Denizli ve Emirdağ Lahikaları I -II | Mektup 80 | 173
(172-174)

Bu Emirdağ yangınında, günün en çok nüfuzuna sâhib, kızıl Rusya’dan çıkarak, kızıl ateşler ve kızıl kıvılcımlar saçan ve birer birer dünya şehrinin mahallelerini saran ve ovaları yakıp kavuran, ba’zı yerlerde de nifak ve şikak ateşleri saçarak, “kardeşine: Kardeşini öldür” diye bağıran ve en nihayette âlem-i hıristiyaniyeti yakıp, kavurup, harman gibi savurduktan sonra, âlem-i İslâm mahallesini saran ve evimizin saçaklarına kıvılcımları sıçrayan ve çok büyük ve çok dehşetli bir belâ olan, komünizme ve bu azîm yangında itfaiye vazifesini üzerine alan Risâle-i Nur’a ve Risâle-i Nur’un günün en büyük mutfisi, en büyük tahassüngâhı ve en büyük melcei ve penahı ve onun şahs-ı ma’nevîsinin dualarının, Bârigâh-ı Ehadiyette kabul olduğuna, sarih bir işâret var. Ve âdeta ona hücum edenlere ve etmek istiyenlere karanlık gecede kırmızı diliyle şöyle hitab ediyor:

“Ey Fahr-i Âlemin gösterdiği doğru yoldan şaşanlar! dünyanın fânî meta’lariyle gururlanıp taşanlar; ve ey dünyamıza zararı olur korkusu ile, Nur-u Kur’ân’dan kaçanlar.
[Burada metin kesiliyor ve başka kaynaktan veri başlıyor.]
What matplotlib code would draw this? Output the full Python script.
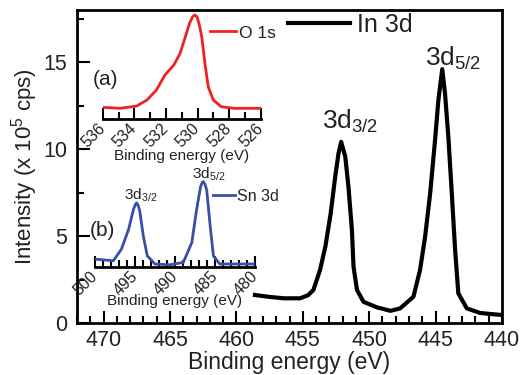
import numpy as np
import matplotlib
matplotlib.use('Agg')
import matplotlib.pyplot as plt
from matplotlib.ticker import MultipleLocator

plt.rcParams['font.family'] = ['Liberation Sans', 'DejaVu Sans']
plt.rcParams['mathtext.fontset'] = 'custom'
plt.rcParams['mathtext.rm'] = 'Liberation Sans'
plt.rcParams['mathtext.it'] = 'Liberation Sans:italic'
plt.rcParams['mathtext.bf'] = 'Liberation Sans:bold'

# In 3d (main), binding energy in eV, intensity in 1e5 cps
in_x = [458.6, 457.5, 456.4, 455.2, 454.6, 454.2, 453.7, 453.3, 452.9, 452.56,
        452.31, 452.11, 451.8, 451.56, 451.3, 451.18, 450.92, 450.43, 449.42, 448.4,
        447.67, 446.67, 446.17, 445.79, 445.41, 445.04, 444.79, 444.5, 444.29, 444.04,
        443.78, 443.53, 443.29, 442.65, 441.65, 440.9, 440.0]
in_y = [1.61, 1.5, 1.42, 1.42, 1.6, 1.9, 3.05, 4.39, 6.3, 8.41,
        9.75, 10.42, 9.56, 7.83, 5.34, 3.24, 1.9, 1.22, 0.9, 0.7,
        0.84, 1.51, 3.05, 4.96, 7.45, 10.52, 12.82, 14.6, 13.2, 10.71,
        7.45, 4.2, 1.71, 0.84, 0.58, 0.52, 0.46]

# O 1s inset (a), normalised intensity
o_x = [536.0, 534.9, 533.85, 533.2, 532.6, 532.06, 531.5, 531.1, 530.7, 530.5,
       530.3, 530.16, 530.02, 529.88, 529.73, 529.53, 529.32, 529.0, 528.5, 527.7,
       526.9, 526.0]
o_y = [0.107, 0.098, 0.119, 0.174, 0.266, 0.404, 0.495, 0.602, 0.786, 0.88,
       0.94, 0.954, 0.935, 0.86, 0.755, 0.511, 0.296, 0.174, 0.113, 0.098,
       0.098, 0.098]

# Sn 3d inset (b), normalised intensity
sn_x = [500.0, 497.7, 496.7, 495.8, 495.2, 494.95, 494.8, 494.6, 494.4, 493.96,
        493.46, 492.5, 490.6, 488.96, 487.9, 487.3, 486.8, 486.6, 486.46, 486.25,
        486.04, 485.6, 485.2, 484.4, 482.7, 480.0]
sn_y = [0.069, 0.052, 0.173, 0.38, 0.586, 0.64, 0.656, 0.63, 0.569, 0.31,
        0.103, 0.018, 0.01, 0.035, 0.242, 0.586, 0.827, 0.87, 0.879, 0.85,
        0.793, 0.414, 0.103, 0.018, 0.018, 0.018]

txt = '#222222'
W, H = 522, 375
fig = plt.figure(figsize=(5.22, 3.75), dpi=100)

def px_axes(l, r, top, bot):
    return fig.add_axes([l / W, 1 - bot / H, (r - l) / W, (bot - top) / H])

# main axes
ax = px_axes(77, 502, 10, 323)
ax.plot(in_x, in_y, color='black', linewidth=3, label='In 3d', solid_joinstyle='round')
ax.set_xlim(472, 440)
ax.set_ylim(0, 18)
ax.xaxis.set_major_locator(MultipleLocator(5))
ax.xaxis.set_minor_locator(MultipleLocator(1))
ax.yaxis.set_major_locator(MultipleLocator(5))
ax.yaxis.set_minor_locator(MultipleLocator(2.5))
ax.tick_params(which='both', direction='in', width=1.5, labelsize=15.5, colors='black',
               labelcolor=txt, top=False, right=False)
ax.tick_params(which='major', length=9)
ax.tick_params(which='minor', length=5)
ax.tick_params(axis='x', pad=5)
ax.tick_params(axis='y', pad=7)
for s in ax.spines.values():
    s.set_linewidth(2)
ax.set_xlabel('Binding energy (eV)', fontsize=16.5, color=txt, labelpad=0)
ax.set_ylabel('Intensity (x 10$^5$ cps)', fontsize=16, color=txt, labelpad=2)
ax.text(451.4, 11.6, '3d$_{3/2}$', fontsize=19, color=txt, ha='center', va='center')
ax.text(443.7, 15.2, '3d$_{5/2}$', fontsize=19, color=txt, ha='center', va='center')
ax.legend(loc='center left', bbox_to_anchor=(0.496, 0.952), frameon=False, fontsize=18,
          handlelength=2.5, handletextpad=0.25, borderpad=0, borderaxespad=0,
          labelcolor=txt)

def style_inset(a):
    for k in ['top', 'right', 'left']:
        a.spines[k].set_visible(False)
    a.spines['bottom'].set_linewidth(2)
    a.patch.set_alpha(0)
    a.set_yticks([])
    a.tick_params(which='both', direction='in', width=1.5, labelsize=11.5,
                  labelcolor=txt, pad=5)
    a.tick_params(which='major', length=8)
    a.tick_params(which='minor', length=5)
    for lab in a.get_xticklabels():
        lab.set_rotation(45)
        lab.set_ha('right')
        lab.set_va('center')
        lab.set_rotation_mode('anchor')

# inset (a) O 1s
axa = px_axes(102.7, 260.7, 10, 119)
axa.plot(o_x, o_y, color='#ee2222', linewidth=2, label='O 1s')
axa.set_xlim(536, 526)
axa.set_ylim(0, 1)
axa.xaxis.set_major_locator(MultipleLocator(2))
axa.xaxis.set_minor_locator(MultipleLocator(1))
style_inset(axa)
axa.set_xlabel('Binding energy (eV)', fontsize=11, color=txt, labelpad=-1)
axa.text(-0.065, 0.36, '(a)', transform=axa.transAxes, fontsize=15, color=txt,
         ha='left', va='center')
axa.legend(loc='center left', bbox_to_anchor=(0.679, 0.789), frameon=False, fontsize=12.5,
           handlelength=1.5, handletextpad=0.15, borderpad=0, borderaxespad=0,
           labelcolor=txt)

# inset (b) Sn 3d
axb = px_axes(95, 255, 170, 266.7)
axb.plot(sn_x, sn_y, color='#3a4ea8', linewidth=2, label='Sn 3d')
axb.set_xlim(500, 480)
axb.set_ylim(-0.01, 1)
axb.xaxis.set_major_locator(MultipleLocator(5))
axb.xaxis.set_minor_locator(MultipleLocator(1))
style_inset(axb)
axb.set_xlabel('Binding energy (eV)', fontsize=11, color=txt, labelpad=-3)
axb.text(-0.03, 0.37, '(b)', transform=axb.transAxes, fontsize=15, color=txt,
         ha='left', va='center')
axb.text(494.25, 0.74, '3d$_{3/2}$', fontsize=11, color=txt, ha='center', va='center')
axb.text(485.75, 0.95, '3d$_{5/2}$', fontsize=11, color=txt, ha='center', va='center')
axb.legend(loc='center left', bbox_to_anchor=(0.7375, 0.731), frameon=False, fontsize=11.5,
           handlelength=1.4, handletextpad=0.1, borderpad=0, borderaxespad=0,
           labelcolor=txt)

fig.savefig('out.png', dpi=100)
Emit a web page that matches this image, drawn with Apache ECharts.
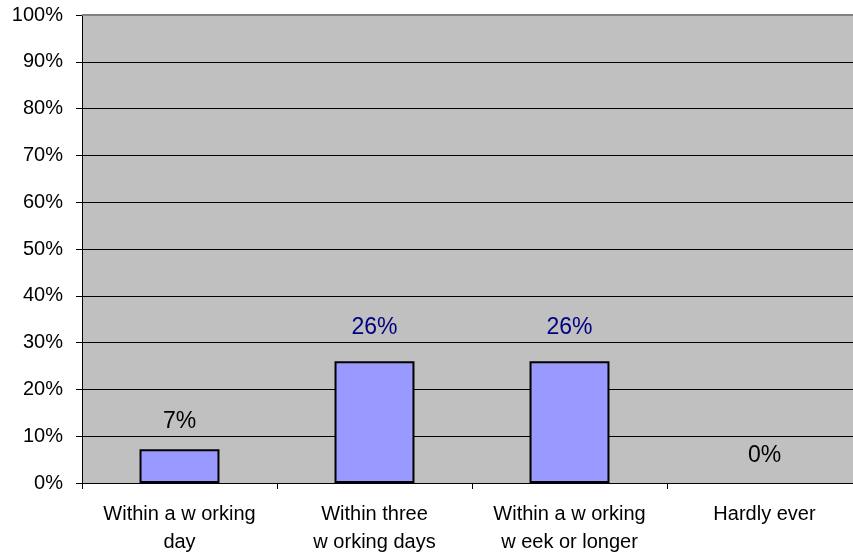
<!DOCTYPE html>
<html><head><meta charset="utf-8">
<script src="https://cdn.jsdelivr.net/npm/echarts@6/dist/echarts.min.js"></script>
<style>html,body{margin:0;padding:0;background:#fff;overflow:hidden;width:853px;height:560px}#c{width:862px;height:560px}</style>
</head><body><div id="c"></div>
<script>
const categories = ["Within a w orking\nday", "Within three\nw orking days", "Within a w orking\nw eek or longer", "Hardly ever"];
const values = [7.2, 26, 26, 0];
const valueLabels = ["7%", "26%", "26%", "0%"];
const labelColors = ["#000000", "#000080", "#000080", "#000000"];

const chart = echarts.init(document.getElementById('c'), null, {renderer: 'canvas'});
chart.setOption({
  animation: false,
  backgroundColor: '#ffffff',
  grid: {left: 82, right: 0, top: 15, height: 468, containLabel: false, show: true, backgroundColor: '#C0C0C0', borderWidth: 0},
  xAxis: {
    type: 'category', data: categories,
    axisLine: {show: true, lineStyle: {color: '#000', width: 1}},
    axisTick: {show: true, length: 6, alignWithLabel: false, lineStyle: {color: '#000'}},
    axisLabel: {color: '#000', fontFamily: 'Liberation Sans', fontSize: 20, lineHeight: 28, margin: 17, interval: 0}
  },
  yAxis: {
    type: 'value', min: 0, max: 100, interval: 10,
    axisLine: {show: true, lineStyle: {color: '#000', width: 1}},
    axisTick: {show: true, length: 6, lineStyle: {color: '#000'}},
    axisLabel: {color: '#000', fontFamily: 'Liberation Sans', fontSize: 20, margin: 19, formatter: '{value}%'},
    splitLine: {show: true, lineStyle: {color: '#000', width: 1}}
  },
  series: [{
    type: 'bar',
    data: values.map((v, i) => ({
      value: v,
      label: {color: labelColors[i], distance: labelColors[i] === '#000080' ? 22 : 16},
      itemStyle: v === 0 ? {borderWidth: 0} : {}
    })),
    barWidth: '41%',
    itemStyle: {color: '#9999FF', borderColor: '#000', borderWidth: 2},
    label: {show: true, position: 'top', fontFamily: 'Liberation Sans', fontSize: 23,
      formatter: p => valueLabels[p.dataIndex]}
  }],
  graphic: [{type: 'line', shape: {x1: 82, y1: 15, x2: 862, y2: 15}, style: {stroke: '#808080', lineWidth: 2}, z: 100}]
});
</script></body></html>
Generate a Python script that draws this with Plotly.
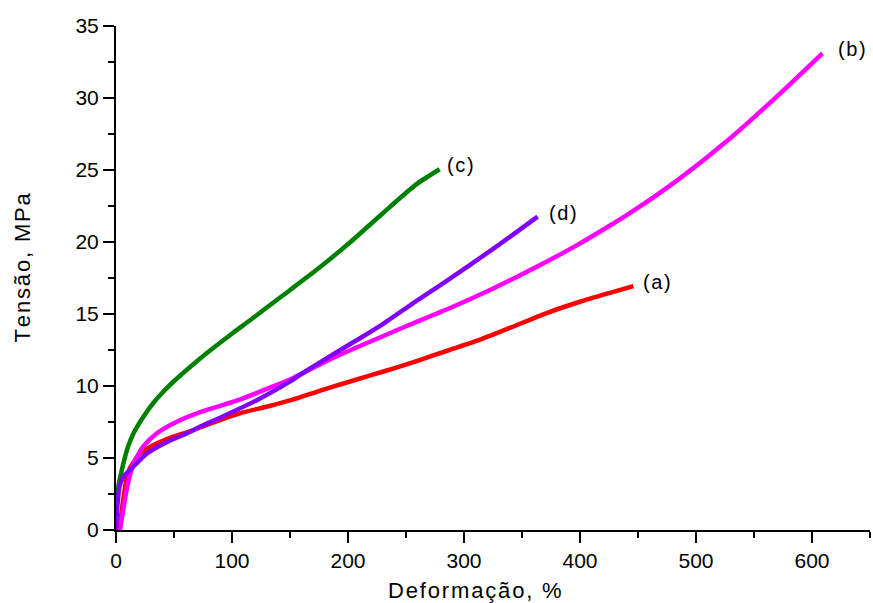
import plotly.graph_objects as go

# Curve (a) - red
a_x = [3, 6, 9, 12, 20.7, 35, 50, 63.7, 80, 106.7, 129.7, 149.8, 187, 220, 244.5, 261.7, 287.5, 313.3, 340, 370.7, 400, 425, 446]
a_y = [0, 2.0, 3.5, 4.3, 5.3, 6.0, 6.5, 6.85, 7.35, 8.1, 8.56, 9.0, 9.95, 10.75, 11.35, 11.8, 12.5, 13.2, 14.05, 15.05, 15.85, 16.45, 16.94]

# Curve (b) - magenta
b_x = [3.4, 6, 9.2, 12, 15, 23.5, 35, 52, 75, 106.7, 130, 150, 187, 224, 250, 287.5, 322, 356, 399, 428, 442, 485, 528, 571, 609]
b_y = [0, 1.3, 2.8, 3.8, 4.6, 5.8, 6.7, 7.5, 8.25, 9.05, 9.8, 10.45, 11.95, 13.25, 14.15, 15.4, 16.65, 18.0, 19.85, 21.25, 21.95, 24.35, 27.1, 30.2, 33.1]

# Curve (c) - green
c_x = [0, 2, 6.3, 10, 15, 20.7, 26.4, 32, 40.7, 50.8, 72.3, 101, 115.3, 130, 144, 172.7, 201.4, 230, 258.8, 279]
c_y = [1.6, 3.0, 4.6, 5.7, 6.7, 7.5, 8.2, 8.8, 9.6, 10.4, 11.9, 13.7, 14.55, 15.45, 16.3, 18.05, 19.95, 22.0, 24.0, 25.05]

# Curve (d) - purple
d_x = [0, 1, 3, 6.3, 15, 26.4, 43.6, 63.7, 72.3, 92.4, 121, 149.8, 160, 187, 210, 230, 258.8, 287, 330, 363.5]
d_y = [0, 1.5, 3.0, 3.7, 4.4, 5.3, 6.1, 6.8, 7.17, 7.9, 9.0, 10.3, 10.85, 12.2, 13.3, 14.3, 15.9, 17.4, 19.8, 21.76]

series = [
    ("(a)", a_x, a_y, "#FF0000"),
    ("(b)", b_x, b_y, "#FF00FF"),
    ("(c)", c_x, c_y, "#008000"),
    ("(d)", d_x, d_y, "#8000FF"),
]
label_shift = {"(a)": 8, "(b)": 14, "(c)": 5, "(d)": 9}

FONT = "Liberation Sans, Arial, sans-serif"
HS = "\u200a"

def spaced(s):
    return HS.join(list(s))

fig = go.Figure()
for name, xs, ys, col in series:
    fig.add_trace(go.Scatter(x=xs, y=ys, mode="lines", name=name,
                             line=dict(color=col, width=4.5, shape="spline", smoothing=0.6),
                             showlegend=False))

# curve labels placed just right of each curve end
for name, xs, ys, col in series:
    fig.add_annotation(x=xs[-1], y=ys[-1], text=spaced(name), showarrow=False,
                       xanchor="left", yanchor="middle", xshift=label_shift[name], yshift=4,
                       font=dict(family=FONT, size=20, color="black"))

axis_common = dict(
    showline=True, linecolor="black", linewidth=2,
    ticks="outside", ticklen=11, tickwidth=2, tickcolor="black",
    showgrid=False, zeroline=False,
    tickfont=dict(family=FONT, size=21, color="black"),
)

fig.update_xaxes(range=[0, 650], dtick=100, tick0=0,
                 minor=dict(ticks="outside", ticklen=6, tickwidth=2, tickcolor="black", dtick=50),
                 **axis_common)
fig.update_yaxes(range=[0, 35], dtick=5, tick0=0,
                 minor=dict(ticks="outside", ticklen=6, tickwidth=2, tickcolor="black", dtick=2.5),
                 **axis_common)

fig.add_annotation(xref="paper", yref="paper", x=-0.124, y=0.52,
                   text=spaced("Tensão, MPa"), textangle=-90,
                   showarrow=False, xanchor="center", yanchor="middle",
                   font=dict(family=FONT, size=22, color="black"))

fig.add_annotation(xref="paper", yref="paper", x=0.476, y=-0.121,
                   text=spaced("Deformação, %"),
                   showarrow=False, xanchor="center", yanchor="middle",
                   font=dict(family=FONT, size=22, color="black"))

fig.update_layout(
    width=873, height=603,
    margin=dict(l=116, r=3, t=26, b=73),
    plot_bgcolor="white", paper_bgcolor="white",
)

fig.write_html("out.html", config={"displayModeBar": False},
               post_script="document.body.style.margin='0';")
Sizler, dünyanızın, uçurumlara gittiği zannıyla, o bâki ve tatlı sandığınız fânî ve hakîkatta çok acı lezzetlerinizin, zeval bulmak, şedid ve elîm elem ve ızdırablara tahavvül etmek üzere olduğunu, tahmin ederek ma’nasızca radyoların başına koşuyorsunuz. Bu koşmakta ve bu dedikoduları dinlemekte, ne faide var? Zeval bulucu lehviyat ve lezaizle körleşmiş, bakan gözleriniz... Artık yeter! biraz hakîkatı görsün, sağırlaşmış duyan kulaklarınız, biraz hakîkatı duysun ki, bu acib ve dehşetli ve hiç misli görülmemiş devirde, hususan ehl-i îmanın çok sarsıntılar geçirdiği ve çok dehşetli düşmanlar karşısında bulunduğu ve küfr-ü mutlak ateşinin mahallemizi sardığı bir zamanda, ancak ve ancak, güvenimizin en müstahkem, kavi, yıkılmaz, sarsılmaz tahkimatı olan Risâle-i Nur’un nurânî siperlerine iltica etmekle ve O’nun dâire-i kudsiyesine dehalet etmekle kurtulacak ve îmanınızı kurtararak, îdam-ı ebedî zannettiğiniz ölümü, bir hayat-ı bakiyeye tebdil edeceksiniz. Ve işte o Nur’un mübârek tercümanının ve mübârek şahs-ı ma’nevîsinin


ve emsali dualarının kabulüyle, şefaatıyla ve hürmetine, benim dehşetli fakat Cehennem ateşi yanında hiç ehemmiyeti olmayan ateşimden, onun şâkirdlerinin, hâdimlerinin ve risâlelerinin muhafızı bulunan mağazaları nasıl azat olmuş, kurtulmuş ise, sizler de o mübârek şâkirdler gibi, o mübârek dâire-i kudsiyeye dehalet ettiğinizde; dünyevî ve uhrevî dehşetli ateşlerden kurtulacak ve evlât ve iyalinizin bir nevi çobanı olmak hasebiyle, o sevgililerinizi de kurtaracaksınız. Ve her birerleriniz maddî ve ma’nevî felah ve saadete nail olacaksınız.